Intel has selected eight startups to take part in its first ever Education Accelerator, and announced Intel Capital, the company’s global investment organisation, is set to invest up to $100,000 in each of the companies.
In April of this year Intel Capital and Intel Education announced the formation of the accelerator, defining it as a specialised programme to help ed-tech startups transform education for student success.
After beating out nearly 200 other applicants, the selected startups will now begin a four-month programme that will provide them with working capital, veteran mentorship and dedicated workspace in Silicon Valley.
The Intel Education Accelerator lets selected companies receive guidance from technology, business and education experts; secure investments of up to $100,000 each from Intel Capital; and leverage Intel’s global relationships with educators and governments in more than 100 countries.
Participants in the accelerator will receive access to weekly classes, coaching and opportunities to pilot their products in schools.
“We had a really strong global response during the application process, and we are extremely happy with the eight diverse companies that will be a part of our inaugural cohort,” says John Galvin, Intel vice president and general manager of Intel Education.

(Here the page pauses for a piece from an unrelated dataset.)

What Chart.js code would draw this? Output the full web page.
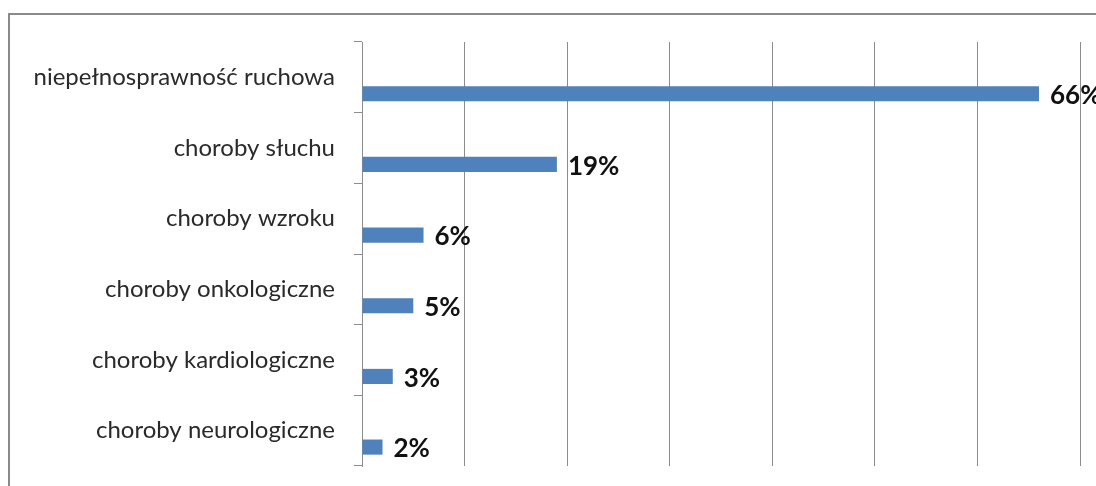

“These companies are eager to grow and make an impact on education, just as Intel has been committed to throughout our history. Together with our 50 mentors, we can’t wait to work with these impressive startups,” he says.
Judges and mentors for the programme include Tom Kalinske, former CEO of LeapFrog, Sega and Mattel; Intel Capital president Arvind Sodhani; Genevieve Bell, vice president of Intel Labs; and high-ranking officials from AT&T, Coursera, Goldman Sachs, the International Society for Technology in Education (ISTE), Silicon Valley Bank, VICE Media and the Walt Disney Co.
The programme culminates in a ‘pitch day’. Taking place on December 2nd, this is an opportunity for the participants to pitch their company and ideas to prospective funders.
The accelerator is open to both secondary school and higher-ed startups, with special consideration for companies focused on data analytics and adaptive learning.